Advocacy means promoting a better Israel
Last month, the Community Relations Committee of Greater MetroWest NJ and the American Jewish Committee cohosted its second annual Israel Advocacy Summit. The keynote speaker was Itamar Marcus, founder and director of Palestinian Media Watch, an organization whose purpose is to monitor and analyze Palestinian media in its presentation of Israel (see “At Whippany summit, enlisting a ‘corps’ of advocates for Israel,” NJJN, Feb. 7). Needless to say, he found many ongoing negative references, and this is too bad.
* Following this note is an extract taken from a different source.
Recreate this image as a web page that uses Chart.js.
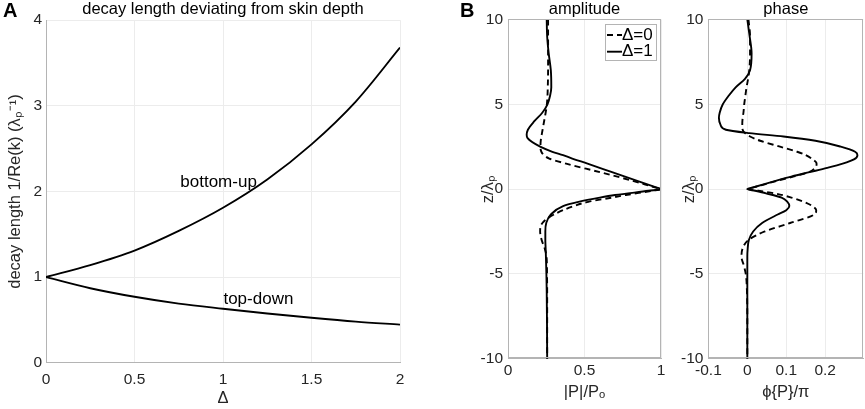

The question that is unanswered is whether Marcus is engaged in this effort in order to illustrate that such a portrayal of Israel poisons the atmosphere for achieving peace, or whether the purpose is to demonstrate that it is futile for Israel to engage with a group that seeks to demonize it at every turn.
If the former, Marcus has my wholehearted endorsement. It is important to demonstrate to the Palestinians that such propaganda is self-defeating and results in Israel being less likely to make concessions that will be necessary if a peace is ever to be achieved.
In the most recent issue of Moment magazine, law professor Marshal Breger reports on a study of textbooks in Israel, the West Bank, and Gaza initiated by the Council of Religious Institutions of the Holy Land, an organization consisting of religious leaders, including the chief rabbis. The study was organized by Bruce Wexler, emeritus professor of psychiatry at Yale. Breger, himself a traditional Jew, is no flaming liberal. He served as Ronald Reagan’s emissary to the Jewish community and is vice chair of the pro-Republican Jewish Policy Center. And yet he defends the study, and rebuts its critics — including the Israeli government and the Anti-Defamation League — by charging that they refuse to recognize some improvement on the part of the Palestinians, and some troubling aspects of Israeli textbooks.
The study shows that Palestinian textbooks, while still negative, are improving. Some (13 percent) show the Green Line separating Israel from the occupied territories, with 4 percent even labeling it “Israel.” An improvement, but still a long road to travel.
However, the Israeli textbooks, on the same topic of map drawing, also raise questions. In state schools, 70 percent of textbooks also omit the Green Line separating Israel from the West Bank. Textbooks used by fervently Orthodox, or haredi, schools (26 percent of Israel’s children attend haredi schools) present a much more negative picture of Arabs than the state schools.
My purpose is not to compare the Palestinian and Israeli textbooks, and thus conclude that they are equally bad. The study itself found that the Israeli textbooks, if one excludes the haredi ones, are much fairer than the Palestinian ones. Yet they too leave much room for improvement, and my concern is the effect it is having on Israeli children. Breger asks us to consider this: A 2010 survey in Israel revealed that in the 15-18 age bracket, 59 percent of the Jewish students did not believe that Arabs should have equal rights in Israel. Fifty percent did not want to sit in the same class as Arabs. Is Israel today what Mississippi was in the 1950s?
For those of us who have labored in or on behalf of Israel’s vineyards for the past 65 years, who volunteered to support Israel when it was under attack, and who had dreamed that the dream of 2,000 years would produce a state in which the ideals of the Prophets would flourish, this is very disheartening. Being both a Jewish and democratic state is not a slogan but demands internalization of certain values and norms of behavior.
These surveys call on all of us to expand our understanding of advocacy. Of course this advocacy should fight efforts to delegitimize Israel, the BDS (boycott, disinvestment, and sanctions) movement, and other forms of Arab propaganda. It should project Israel’s numerous achievements in science, art, medicine, and agriculture.
However, we should also advocate for a better Israel: one free of racism, one in which Jews of every denomination should be recognized and treated equally before the law and, in short, where everyone can “dwell without intimidation under his vine and fig tree.”